Modeling of turbulent mixing with an improved K–L model

Abstract

Turbulent mixing, induced by Rayleigh–Taylor (RT), Richtmyer–Meshkov (RM), and Kelvin–Helmholtz (KH) instabilities, broadly occurs in both natural phenomena, such as supernova explosions, and engineering applications, such as inertial confinement fusion (ICF). These three instabilities usually simultaneously exist and are highly coupled to drive and affect turbulent mixing, which raises a great challenge for turbulence modeling. In this study, an improved version of the K–L model is proposed.
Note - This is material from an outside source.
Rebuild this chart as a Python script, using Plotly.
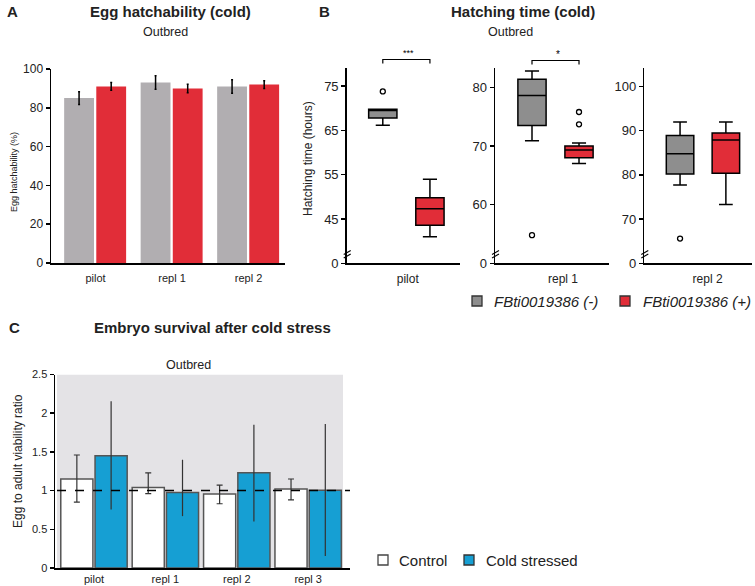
import plotly.graph_objects as go

W, H = 755, 586
FONT = "Liberation Sans, Arial, sans-serif"

# ---------------- data ----------------
# Panel A: egg hatchability (%)
cats_A = ["pilot", "repl 1", "repl 2"]
hatch_minus = [85, 93, 91]
hatch_minus_err = [3.3, 3.5, 3.5]
hatch_plus = [91, 90, 92]
hatch_plus_err = [2.0, 2.2, 2.0]

# Panel B: hatching time (hours) box summaries [pilot, repl 1, repl 2]
cats_B = ["pilot", "repl 1", "repl 2"]
minus_q1 = [67.8, 73.5, 80.2]
minus_med = [69.5, 78.6, 84.8]
minus_q3 = [69.8, 81.4, 88.9]
minus_lo = [66.2, 70.9, 77.7]
minus_hi = [69.8, 82.8, 92.0]
minus_out = [[73.8], [54.8], [65.6]]
plus_q1 = [43.6, 68.0, 80.4]
plus_med = [47.3, 69.3, 87.9]
plus_q3 = [49.8, 70.0, 89.5]
plus_lo = [41.0, 67.0, 73.3]
plus_hi = [54.0, 70.5, 92.0]
plus_out = [[], [73.7, 75.8], []]
ranges_B = [[35, 79.1], [50, 83.3], [60, 104.2]]
tickvals_B = [[35, 45, 55, 65, 75], [50, 60, 70, 80], [60, 70, 80, 90, 100]]
ticktext_B = [["0", "45", "55", "65", "75"], ["0", "60", "70", "80"], ["0", "70", "80", "90", "100"]]

# Panel C: egg to adult viability ratio
cats_C = ["pilot", "repl 1", "repl 2", "repl 3"]
control = [1.15, 1.04, 0.957, 1.02]
control_hi = [1.46, 1.23, 1.07, 1.15]
control_lo = [0.85, 0.96, 0.83, 0.88]
cold = [1.45, 0.975, 1.23, 1.005]
cold_hi = [2.155, 1.40, 1.85, 1.86]
cold_lo = [0.755, 0.67, 0.60, 0.155]

GRAY_A = "#b1aeb1"
RED = "#e12d38"
GRAY_B = "#8e8e8e"
BLUE = "#169fd3"


def px(x):
    return x / W


def py(y):
    return 1 - y / H


fig = go.Figure()

# ---------------- Panel A ----------------
xa = list(range(len(cats_A)))
fig.add_trace(go.Bar(x=xa, y=hatch_minus, width=0.39, offset=-0.41,
                     marker=dict(color=GRAY_A, line=dict(width=0)),
                     error_y=dict(type="data", array=hatch_minus_err, color="black", thickness=1.5, width=1),
                     xaxis="x", yaxis="y", showlegend=False))
fig.add_trace(go.Bar(x=xa, y=hatch_plus, width=0.39, offset=0.01,
                     marker=dict(color=RED, line=dict(width=0)),
                     error_y=dict(type="data", array=hatch_plus_err, color="black", thickness=1.5, width=1),
                     xaxis="x", yaxis="y", showlegend=False))

# ---------------- Panel B ----------------
axB = [("x2", "y2"), ("x3", "y3"), ("x4", "y4")]
for i in range(3):
    xr, yr = axB[i]
    fig.add_trace(go.Box(x=[0], q1=[minus_q1[i]], median=[minus_med[i]], q3=[minus_q3[i]],
                         lowerfence=[minus_lo[i]], upperfence=[minus_hi[i]],
                         width=0.6, fillcolor=GRAY_B, line=dict(color="black", width=1.5),
                         boxpoints=False, xaxis=xr, yaxis=yr, showlegend=False, hoverinfo="skip"))
    fig.add_trace(go.Box(x=[1], q1=[plus_q1[i]], median=[plus_med[i]], q3=[plus_q3[i]],
                         lowerfence=[plus_lo[i]], upperfence=[plus_hi[i]],
                         width=0.6, fillcolor=RED, line=dict(color="black", width=1.5),
                         boxpoints=False, xaxis=xr, yaxis=yr, showlegend=False, hoverinfo="skip"))
    outs_x = [0] * len(minus_out[i]) + [1] * len(plus_out[i])
    outs_y = minus_out[i] + plus_out[i]
    if outs_y:
        fig.add_trace(go.Scatter(x=outs_x, y=outs_y, mode="markers",
                                 marker=dict(symbol="circle-open", size=5, color="black", line=dict(width=1.3)),
                                 xaxis=xr, yaxis=yr, showlegend=False, hoverinfo="skip"))

# ---------------- Panel C ----------------
xc = list(range(len(cats_C)))
fig.add_trace(go.Bar(x=xc, y=control, width=0.45, offset=-0.465,
                     marker=dict(color="white", line=dict(color="#555555", width=1.5)),
                     error_y=dict(type="data", symmetric=False,
                                  array=[h - v for h, v in zip(control_hi, control)],
                                  arrayminus=[v - l for v, l in zip(control, control_lo)],
                                  color="#333333", thickness=1.2, width=3),
                     xaxis="x5", yaxis="y5", showlegend=False))
fig.add_trace(go.Bar(x=xc, y=cold, width=0.45, offset=0.015,
                     marker=dict(color=BLUE, line=dict(color="#555555", width=1.5)),
                     error_y=dict(type="data", symmetric=False,
                                  array=[h - v for h, v in zip(cold_hi, cold)],
                                  arrayminus=[v - l for v, l in zip(cold, cold_lo)],
                                  color="#333333", thickness=1.2, width=0),
                     xaxis="x5", yaxis="y5", showlegend=False))

# ---------------- axes ----------------
ax_common = dict(showgrid=False, zeroline=False, showline=True, linecolor="black", linewidth=1.5,
                 automargin=False, tickcolor="black")

layout = dict(
    template="none",
    width=W, height=H, margin=dict(l=0, r=0, t=0, b=0, pad=0),
    paper_bgcolor="white", plot_bgcolor="rgba(0,0,0,0)",
    font=dict(family=FONT, color="#222222"),
    barmode="overlay", boxmode="overlay",
    xaxis=dict(domain=[px(51), px(285)], range=[-0.582, 2.477], anchor="y",
               tickvals=xa, ticktext=cats_A, ticks="", tickfont=dict(size=11),
               ticklabelstandoff=4, **ax_common),
    yaxis=dict(domain=[py(263), py(69)], range=[0, 100], anchor="x",
               tickvals=[0, 20, 40, 60, 80, 100], ticks="outside", ticklen=4, tickwidth=1.5,
               tickfont=dict(size=12), **ax_common),
    xaxis5=dict(domain=[px(55), px(350)], range=[-0.546, 3.586], anchor="y5",
                tickvals=xc, ticktext=cats_C, ticks="", tickfont=dict(size=11), **ax_common),
    yaxis5=dict(domain=[py(568), py(374.5)], range=[0, 2.5], anchor="x5",
                tickvals=[0, 0.5, 1, 1.5, 2, 2.5], ticktext=["0", "0.5", "1", "1.5", "2", "2.5"],
                ticks="outside", ticklen=4, tickwidth=1.5, tickfont=dict(size=11), **ax_common),
)

B_x_px = [(346.7, 460), (495, 609), (644.3, 752)]
B_ranges_x = [[-0.766, 1.638], [-0.787, 1.638], [-0.78, 1.57]]
B_label_x = [0.53, 0.66, 0.6]
for i in range(3):
    n = i + 2
    x0, x1 = B_x_px[i]
    layout[f"xaxis{n}"] = dict(domain=[px(x0), px(x1)], range=B_ranges_x[i], anchor=f"y{n}",
                               tickvals=[B_label_x[i]], ticktext=[cats_B[i]], ticks="",
                               tickfont=dict(size=12), ticklabelstandoff=4, **ax_common)
    layout[f"yaxis{n}"] = dict(domain=[py(263.3), py(68)], range=ranges_B[i], anchor=f"x{n}",
                               tickvals=tickvals_B[i], ticktext=ticktext_B[i],
                               ticks="outside", ticklen=4, tickwidth=1.5,
                               tickfont=dict(size=13), **ax_common)

fig.update_layout(**layout)

# ---------------- shapes ----------------
shapes = []
# grey background of panel C
shapes.append(dict(type="rect", xref="paper", yref="y5", x0=px(57), x1=px(343), y0=0, y1=2.5,
                   fillcolor="#e4e3e6", line=dict(width=0), layer="below"))
# reference line at ratio 1
shapes.append(dict(type="line", xref="paper", yref="y5", x0=px(57), x1=px(350), y0=1, y1=1,
                   line=dict(color="black", width=1.5, dash="dash"), layer="above"))
# axis break marks in panel B
for x0, _ in B_x_px:
    for dy in (0, -3.5):
        shapes.append(dict(type="line", xref="paper", yref="paper",
                           x0=px(x0 - 3), y0=py(258 + dy), x1=px(x0 + 4), y1=py(254 + dy),
                           line=dict(color="black", width=1.1)))
# significance brackets
brk = [(2, 59.5, 63.5), (3, 60.5, 64.5)]
for n, ytop, ybot in brk:
    shapes.append(dict(type="path", xref=f"x{n}", yref="paper",
                       path=f"M 0,{py(ybot)} L 0,{py(ytop)} L 1,{py(ytop)} L 1,{py(ybot)}",
                       line=dict(color="black", width=1.2)))
# legend squares
for cx, cy, col, lc in [(477, 301, GRAY_B, "#333333"), (625, 301, RED, "#333333"),
                        (383, 560, "white", "#444444"), (469, 560, BLUE, "#333333")]:
    shapes.append(dict(type="rect", xref="paper", yref="paper",
                       x0=px(cx - 5), x1=px(cx + 5), y0=py(cy + 5), y1=py(cy - 5),
                       fillcolor=col, line=dict(color=lc, width=1.3)))
fig.update_layout(shapes=shapes)

# ---------------- annotations ----------------
ann = []


def txt(text, x, y, size, bold=False, xanchor="center", angle=0, italic=False, color="#222222"):
    t = text
    if bold:
        t = f"<b>{t}</b>"
    if italic:
        t = f"<i>{t}</i>"
    ann.append(dict(text=t, x=px(x), y=py(y), xref="paper", yref="paper",
                    xanchor=xanchor, yanchor="middle", showarrow=False, textangle=angle,
                    font=dict(size=size, family=FONT, color=color)))


txt("A", 5, 12, 15, bold=True, xanchor="left")
txt("B", 317, 12, 15, bold=True, xanchor="left")
txt("C", 7, 327, 15, bold=True, xanchor="left")
txt("Egg hatchability (cold)", 170, 12, 15, bold=True)
txt("Outbred", 165.5, 32, 12.5)
txt("Hatching time (cold)", 523, 12, 15, bold=True)
txt("Outbred", 510, 32, 12.5)
txt("Embryo survival after cold stress", 212, 327, 15, bold=True)
txt("Outbred", 188, 365, 12.5)
txt("Egg hatchability (%)", 14, 172, 9, angle=-90)
txt("Hatching time (hours)", 308, 159, 12, angle=-90)
txt("Egg to adult viability ratio", 18, 461, 12, angle=-90)
txt("***", 408, 53, 9, color="black")
txt("*", 557.5, 54, 10, color="black")
txt("FBti0019386 (-)", 492, 301, 15, italic=True, xanchor="left")
txt("FBti0019386 (+)", 641, 301, 15, italic=True, xanchor="left")
txt("Control", 397, 560, 15, xanchor="left")
txt("Cold stressed", 484, 560, 15, xanchor="left")
fig.update_layout(annotations=ann)

fig.write_html("out.html", config={"displayModeBar": False, "staticPlot": True},
               post_script="document.body.style.margin='0px';document.body.style.padding='0px';"
                           "document.body.style.overflow='hidden';")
The modifications include that: (i) the deviatoric shear stress is considered to describe the KH instability; (ii) the concept of characteristic acceleration is introduced to better distinguish RT and RM instabilities; and (iii) an enthalpy diffusion is directly derived from the internal energy equation to model the turbulent diffusion term. Then, a unified set of model coefficients is systematically derived based on the self-similar analysis and physical observations. This model is validated by canonical RT, RM, and KH mixings and further investigated for more complex cases, including the RM mixing with multiple reshocks, the two-dimensional RT mixing called “tilted-rig,” and the simple spherical implosion, a much simplified version of an ICF implosion. Good agreement with the corresponding experimental and numerical data is achieved, revealing the ability of the present model to describe combined buoyancy, shock, and shear effects, which will contribute to a further application in real problems.